↓↓↓
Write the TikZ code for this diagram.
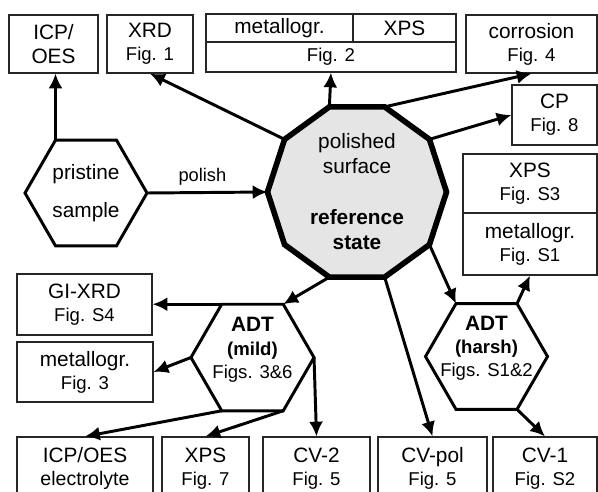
\documentclass[tikz,border=0pt]{standalone}
\usepackage{fontspec}
\setmainfont{Liberation Sans}
\usepackage{tikz}
\usetikzlibrary{positioning, shapes.geometric, arrows.meta}
\newcommand{\bigsz}{\fontsize{14.8}{16.5}\selectfont}
\newcommand{\figsz}{\fontsize{13.2}{16.5}\selectfont}
\newcommand{\decsz}{\fontsize{14.8}{17.8}\selectfont}

\begin{document}
\begin{tikzpicture}[x=0.025cm, y=-0.025cm,
	rbox/.style={draw=black!85, line width=0.8pt, rectangle, inner sep=0pt, font=\bigsz, align=center},
	hexa/.style={draw, line width=2.1pt, regular polygon, regular polygon sides=6, inner sep=0pt, outer sep=0pt, minimum size=3.05cm, align=center, font=\bigsz},
	deca/.style={draw, line width=4pt, fill=gray!20, regular polygon, regular polygon sides=10, inner sep=0pt, outer sep=0pt, minimum size=4.475cm, align=center, font=\decsz},
	hexlbl/.style={align=center, font=\bigsz, inner sep=0pt},
	arr/.style={line width=2.1pt, -{Latex[length=10.5pt,width=10pt]}}]
	\useasboundingbox (0,0) rectangle (598,492);
	\clip (0,0) rectangle (598,492);
	% Top row
	\node[rbox, minimum width=2.225cm, minimum height=1.45cm] (icp) at (53.5,44) {ICP/\\OES};
	\node[rbox, minimum width=2.15cm, minimum height=1.45cm] (xrd) at (150,44) {XRD\\{\figsz Fig. 1}};
	\node[rbox, minimum width=3.675cm, minimum height=0.7cm] (met2) at (279.5,28) {metallogr.};
	\node[rbox, minimum width=2.575cm, minimum height=0.7cm] (xps2) at (404.5,28) {XPS};
	\node[rbox, minimum width=6.25cm, minimum height=0.75cm, font=\figsz] (fig2) at (331,57) {Fig. 2};
	\node[rbox, minimum width=3.275cm, minimum height=1.45cm] (corr) at (531.5,44) {corrosion\\{\figsz Fig. 4}};
	% Right column
	\node[rbox, minimum width=2.125cm, minimum height=1.5cm] (cp) at (554.5,115) {CP\\{\figsz Fig. 8}};
	\node[rbox, minimum width=3.35cm, minimum height=1.475cm] (xpsS) at (530,183.5) {XPS\\{\figsz Fig. S3}};
	\node[rbox, minimum width=3.35cm, minimum height=1.55cm] (metS) at (530,244) {metallogr.\\{\figsz Fig. S1}};
	% Left column
	\node[rbox, minimum width=3.375cm, minimum height=1.525cm] (gixrd) at (84.5,304.5) {GI-XRD\\{\figsz Fig. S4}};
	\node[rbox, minimum width=3.4cm, minimum height=1.5cm] (met3) at (85,372) {metallogr.\\{\figsz Fig. 3}};
	% Bottom row
	\node[rbox, minimum width=3.4cm, minimum height=1.575cm] (icpel) at (85,468.5) {ICP/OES\\{\fontsize{13.9}{16.5}\selectfont electrolyte}};
	\node[rbox, minimum width=2.175cm, minimum height=1.575cm] (xps7) at (205.5,468.5) {XPS\\{\figsz Fig. 7}};
	\node[rbox, minimum width=2.675cm, minimum height=1.575cm] (cv2) at (316.5,468.5) {CV-2\\{\figsz Fig. 5}};
	\node[rbox, minimum width=2.725cm, minimum height=1.575cm] (cvpol) at (432.5,468.5) {CV-pol\\{\figsz Fig. 5}};
	\node[rbox, minimum width=2.6cm, minimum height=1.575cm] (cv1) at (545,468.5) {CV-1\\{\figsz Fig. S2}};
	% Samples and states
	\node[hexa] (pris) at (86,193) {pristine\\[10.5pt]sample};
	\node[deca] (ref) at (357,192) {polished\\surface\\[18.5pt]\textbf{reference}\\\textbf{state}};
	\node[hexa, minimum size=3.075cm] (adtm) at (252.5,357.5) {};
	\node[hexlbl] (adtmlbl) at ([yshift=0.19cm]adtm.center) {\textbf{ADT}\\{\figsz\bfseries (mild)}\\{\figsz Figs. 3\&6}};
	\node[hexa] (adth) at (486.5,356.5) {};
	\node[hexlbl] (adthlbl) at ([yshift=0.2cm]adth.center) {\textbf{ADT}\\{\figsz\bfseries (harsh)}\\{\figsz Figs. S1\&2}};
	% Arrows
	\draw[arr] (pris.120) -- (pris.120 |- icp.south);
	\draw[arr] (pris.0) -- node[above=1pt, pos=0.46, font=\fontsize{13}{15}\selectfont] (pollbl) {polish} (ref.180);
	\draw[arr] (ref.144) -- (xrd.south);
	\draw[arr] (ref.108) -- (fig2.south);
	\draw[arr] (ref.72) -- (corr.south);
	\draw[arr] (ref.36) -- (cp.west);
	\draw[arr] (ref.324) -- (adth.120);
	\draw[arr] (ref.252) -- (adtm.60);
	\draw[arr] (ref.288) -- (cvpol.north);
	\draw[arr] (adtm.120) -- (adtm.120 -| gixrd.east);
	\draw[arr] (adtm.180) -- (met3.east);
	\draw[arr] (adtm.240) -- (icpel.north);
	\draw[arr] (adtm.300) -- (xps7.north);
	\draw[arr] (adtm.0) -- (cv2.north);
	\draw[arr] (adth.60) -- (metS.south);
	\draw[arr] (adth.300) -- (cv1.north);
\end{tikzpicture}
\end{document}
↑↑↑
> _Set task_:
Copy out each line word for word, please, skipping the images.

> _Result_:
Write the TikZ code for this diagram.
\documentclass[tikz,border=0pt]{standalone}
\usepackage{fontspec}
\setmainfont{Liberation Sans}
\usepackage{tikz}
\usetikzlibrary{positioning, shapes.geometric, arrows.meta}
\newcommand{\bigsz}{\fontsize{14.8}{16.5}\selectfont}
\newcommand{\figsz}{\fontsize{13.2}{16.5}\selectfont}
\newcommand{\decsz}{\fontsize{14.8}{17.8}\selectfont}

\begin{document}
\begin{tikzpicture}[x=0.025cm, y=-0.025cm,
	rbox/.style={draw=black!85, line width=0.8pt, rectangle, inner sep=0pt, font=\bigsz, align=center},
	hexa/.style={draw, line width=2.1pt, regular polygon, regular polygon sides=6, inner sep=0pt, outer sep=0pt, minimum size=3.05cm, align=center, font=\bigsz},
	deca/.style={draw, line width=4pt, fill=gray!20, regular polygon, regular polygon sides=10, inner sep=0pt, outer sep=0pt, minimum size=4.475cm, align=center, font=\decsz},
	hexlbl/.style={align=center, font=\bigsz, inner sep=0pt},
	arr/.style={line width=2.1pt, -{Latex[length=10.5pt,width=10pt]}}]
	\useasboundingbox (0,0) rectangle (598,492);
	\clip (0,0) rectangle (598,492);
	% Top row
	\node[rbox, minimum width=2.225cm, minimum height=1.45cm] (icp) at (53.5,44) {ICP/\\OES};
	\node[rbox, minimum width=2.15cm, minimum height=1.45cm] (xrd) at (150,44) {XRD\\{\figsz Fig. 1}};
	\node[rbox, minimum width=3.675cm, minimum height=0.7cm] (met2) at (279.5,28) {metallogr.};
	\node[rbox, minimum width=2.575cm, minimum height=0.7cm] (xps2) at (404.5,28) {XPS};
	\node[rbox, minimum width=6.25cm, minimum height=0.75cm, font=\figsz] (fig2) at (331,57) {Fig. 2};
	\node[rbox, minimum width=3.275cm, minimum height=1.45cm] (corr) at (531.5,44) {corrosion\\{\figsz Fig. 4}};
	% Right column
	\node[rbox, minimum width=2.125cm, minimum height=1.5cm] (cp) at (554.5,115) {CP\\{\figsz Fig. 8}};
	\node[rbox, minimum width=3.35cm, minimum height=1.475cm] (xpsS) at (530,183.5) {XPS\\{\figsz Fig. S3}};
	\node[rbox, minimum width=3.35cm, minimum height=1.55cm] (metS) at (530,244) {metallogr.\\{\figsz Fig. S1}};
	% Left column
	\node[rbox, minimum width=3.375cm, minimum height=1.525cm] (gixrd) at (84.5,304.5) {GI-XRD\\{\figsz Fig. S4}};
	\node[rbox, minimum width=3.4cm, minimum height=1.5cm] (met3) at (85,372) {metallogr.\\{\figsz Fig. 3}};
	% Bottom row
	\node[rbox, minimum width=3.4cm, minimum height=1.575cm] (icpel) at (85,468.5) {ICP/OES\\{\fontsize{13.9}{16.5}\selectfont electrolyte}};
	\node[rbox, minimum width=2.175cm, minimum height=1.575cm] (xps7) at (205.5,468.5) {XPS\\{\figsz Fig. 7}};
	\node[rbox, minimum width=2.675cm, minimum height=1.575cm] (cv2) at (316.5,468.5) {CV-2\\{\figsz Fig. 5}};
	\node[rbox, minimum width=2.725cm, minimum height=1.575cm] (cvpol) at (432.5,468.5) {CV-pol\\{\figsz Fig. 5}};
	\node[rbox, minimum width=2.6cm, minimum height=1.575cm] (cv1) at (545,468.5) {CV-1\\{\figsz Fig. S2}};
	% Samples and states
	\node[hexa] (pris) at (86,193) {pristine\\[10.5pt]sample};
	\node[deca] (ref) at (357,192) {polished\\surface\\[18.5pt]\textbf{reference}\\\textbf{state}};
	\node[hexa, minimum size=3.075cm] (adtm) at (252.5,357.5) {};
	\node[hexlbl] (adtmlbl) at ([yshift=0.19cm]adtm.center) {\textbf{ADT}\\{\figsz\bfseries (mild)}\\{\figsz Figs. 3\&6}};
	\node[hexa] (adth) at (486.5,356.5) {};
	\node[hexlbl] (adthlbl) at ([yshift=0.2cm]adth.center) {\textbf{ADT}\\{\figsz\bfseries (harsh)}\\{\figsz Figs. S1\&2}};
	% Arrows
	\draw[arr] (pris.120) -- (pris.120 |- icp.south);
	\draw[arr] (pris.0) -- node[above=1pt, pos=0.46, font=\fontsize{13}{15}\selectfont] (pollbl) {polish} (ref.180);
	\draw[arr] (ref.144) -- (xrd.south);
	\draw[arr] (ref.108) -- (fig2.south);
	\draw[arr] (ref.72) -- (corr.south);
	\draw[arr] (ref.36) -- (cp.west);
	\draw[arr] (ref.324) -- (adth.120);
	\draw[arr] (ref.252) -- (adtm.60);
	\draw[arr] (ref.288) -- (cvpol.north);
	\draw[arr] (adtm.120) -- (adtm.120 -| gixrd.east);
	\draw[arr] (adtm.180) -- (met3.east);
	\draw[arr] (adtm.240) -- (icpel.north);
	\draw[arr] (adtm.300) -- (xps7.north);
	\draw[arr] (adtm.0) -- (cv2.north);
	\draw[arr] (adth.60) -- (metS.south);
	\draw[arr] (adth.300) -- (cv1.north);
\end{tikzpicture}
\end{document}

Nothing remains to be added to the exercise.